How rates can change
When the Bank of England changes the base rate, it can affect some mortgage and savings products straight away, but others are unaffected. And banks can change rates on some accounts by more – or less – than the Bank of England rate.
There are different types of mortgages available, and depending on which one you have you will be affected in different ways:
- Fixed rate mortgages – the interest rate on fixed rate mortgages can’t change for the duration of the deal, so you’re not affected if you have one of these.
- Standard variable rate (SVR) mortgages – with an SVR or discounted rate mortgage, your mortgage lender has more leeway. They can change the interest rate by more – or less – than the base rate changes by. Or they can leave it where it is. And if they do change the SVR, it doesn’t have to be done straight away.
- Tracker rate mortgages – if you have a tracker rate mortgage, the interest rate you pay has to rise or fall by the same amount that the base rate changes by. The ‘tracker’ bit of their name refers to the fact they track the movement in the Bank of England rate. Some lenders change the interest rate on their tracker mortgages the same day as the base rate, others wait until the start of the following month.
As with mortgages, you can get fixed rate, variable rate or tracker rate products, although tracker rate savings accounts are quite rare.
- Fixed rate savings accounts – the interest rate can’t change for the duration of the term.
- Variable rate savings – the bank or building society can change the interest rate by more or less than the Bank of England changes the base rate by – or leave it unchanged. Over the last few years, banks have increasingly reduced the interest rate on variable rate savings accounts, even when the Bank of England has left the base rate unchanged. Not all banks do this, but it’s one reason why it’s worth checking the interest rate of your variable rate savings account regularly.

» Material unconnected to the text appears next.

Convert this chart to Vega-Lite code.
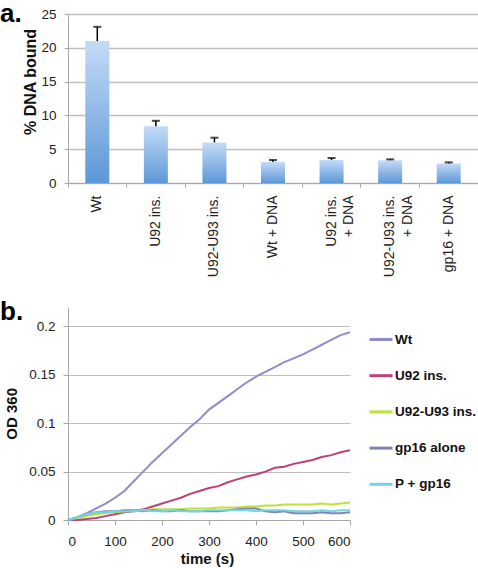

- Tracker rate savings – the interest rate has to rise and fall in line with base rate changes.
Your bank should tell you if the interest rate on your savings is changing. And if you want to switch, I always think it’s worth waiting for a few weeks after any change in the base rate. That way you avoid the potential problem of switching to an account only to find the rate drops!
What you can do
It’s always hard (OK, pretty much impossible!) to predict when interest rates may change. But you can stay one step ahead by working out how much any increase interest rates might cost you, if you have a mortgage. As a rough guide, on a £200,000 repayment mortgage over 25 years, every 0.25% rise would cost roughly an extra £25 a month. If you can’t afford anything other than the smallest rise in interest rates, it may be worth switching to a fixed rate for peace of mind.
Before making financial decisions always do research, or talk to a financial adviser. Views are those of our mentors and customers and do not constitute financial advice.